It has been easy for me to become infused with the ideas, terminology, and mind space created by working on this project.  I have tried, however, to hold back a part of myself and ask continually how something would sound to someone uninitiated to Gregory Ulmer’s world view, which he calls “electracy.”  To that end, I find it important to have a couple of places in which I explain my relationship to Ulmer and the material I have uncovered in myself through this project and how those things relate to the world I live in and want to live in.

Ulmer has termed this kind of project a “mystory.” He says, “The point to keep in mind is that the mystory is an autocommunication, addressed first to yourself, as a self-portrait” (243).  The book leads one through four life areas, which Ulmer calls “the popcycle”; in each one, memories, feelings, associations, emotions, and anything else are called upon to uncover patterns both personal and societal:  “The pattern forms at the level of repeating signifiers—words and graphics...with details that address the senses” (6). “The method is to “tune” the four (or more) discourses of the popcycle into a composite scene, by finding a thread of whatever sort at whatever level of detail that runs through and crosses the boundaries of these different dimensions of experience” (106).
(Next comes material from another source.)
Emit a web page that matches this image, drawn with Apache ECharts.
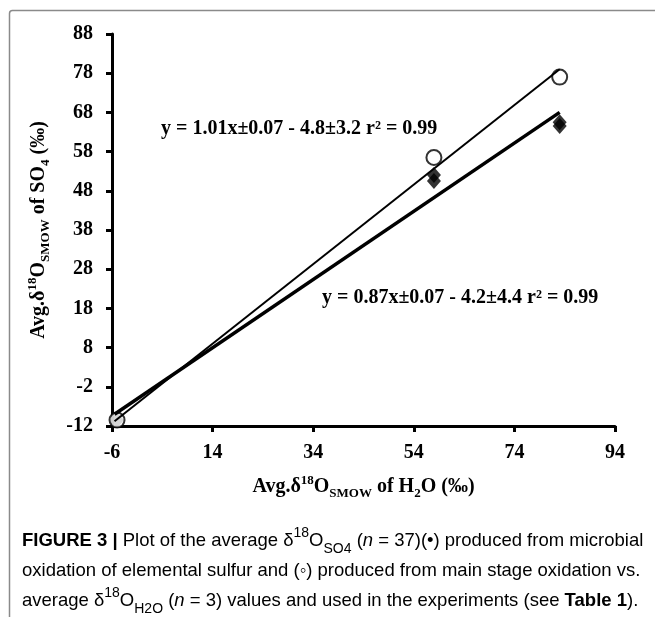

I am a convert to Ulmer’s plea for a world that needs to return to associative, connective thinking.  This philosophy is like a homecoming for me.  After having tested many springboards in my life that seem to veer off in directions I don’t quite expect, this one fits, at least so far.  I am old enough to know that that may change, but I am also mature enough to recognize a feeling that feels right. 

That said, the tagline for much of what I and you can read in Ulmer’s Internet Invention is “Huh?  I’m not quite sure I get this!”  I think his work is remarkable—it is difficult, it is full of sighs, of recognition, and of utter bewilderment, in all the senses and tangents that those feelings can mean.  Reading Ulmer’s book is like doing your own personal six degrees of separation exercise, but it is not a game (though it can feel like one). 

 

 

 

 

 

Ulmer I: Ulmer and Me

All references are from Gregory L. Ulmer’s Internet Invention: From Literacy to Electracy, New York: Longman, 2003.